Wednesday, February 02, 2011

Running A Demo

I've had some editing dumped on me, so this week's post is a bit short.

A few weeks ago, I was teaching Dungeon Twister at SCARAB when Geoff paused by the table. He saw a move that was clearly better than the one I had chosen to take, and ask why I hadn't done it.

"First of all," I said, "I'm three actions away from winning the game - if I want to. But I don't want to, because then this gentleman" - and here I gestured to my opponent - "won't get the full experience of the game."

I've spoken before about teaching people to play games. As I've said: I don't necessarily believe in the "Let The Wookiee Win" philosophy of teaching. At the same time, you need to make sure that your opponent plays a full game so they can get the full feel of it.
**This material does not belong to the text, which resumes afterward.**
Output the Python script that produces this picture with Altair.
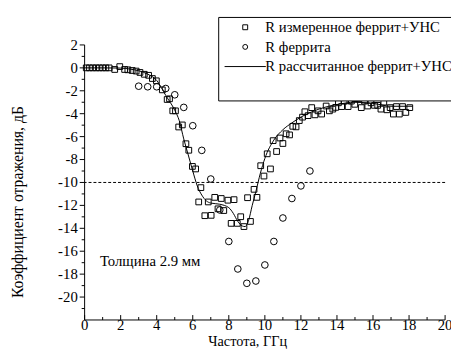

Dungeon Twister is an excellent example of this - a good learning game will include all four of the basic character actions (revealing, moving, rotating, and combat), and ideally will show off a few of the more advanced bits (group combat, for example).  If I beat you five minutes in, you won't get an idea of how the game feels in play, and you won't be able to make an educated decision about the game.

It's okay if the game teacher wins.

Roleplaying games, however, are different. Most roleplaying games don't have a single winner. There are a few exceptions, but not many.  RPG demos are also structured differently - when I'm running a board game demo, I'll try to get two (or more) players to face one another. For an RPG demo, you need a gamemaster who is familiar with the game (and who has a scenario available for play).

A good demo scenario for an RPG covers the key parts of the system in play.  It'll show off the skill system and the part of the system used for combat and damage. The (pre-generated) characters should show off the types of characters available - they should also have the skills necessary to complete the adventure provided.

A small handout with a summary of mechanical options (in addition to the character sheet) would not be a bad idea, but it should be AT THE MOST half a page.  If you can fit it onto a 3x5 card, so much the better.

The adventure itself should be pretty straightforward.  Item retrieval is among the best choices.  There's a good reason early RPG design was filled with dungeon crawls. Deep games of political intrigue will not often work well in a demo environment.

You also need to learn to read your players quickly and be able to improvise on the fly. Even though players at a convention will be less likely to wander off in totally random directions, they will still pursue false leads and miss critical clues. Just like your group back home.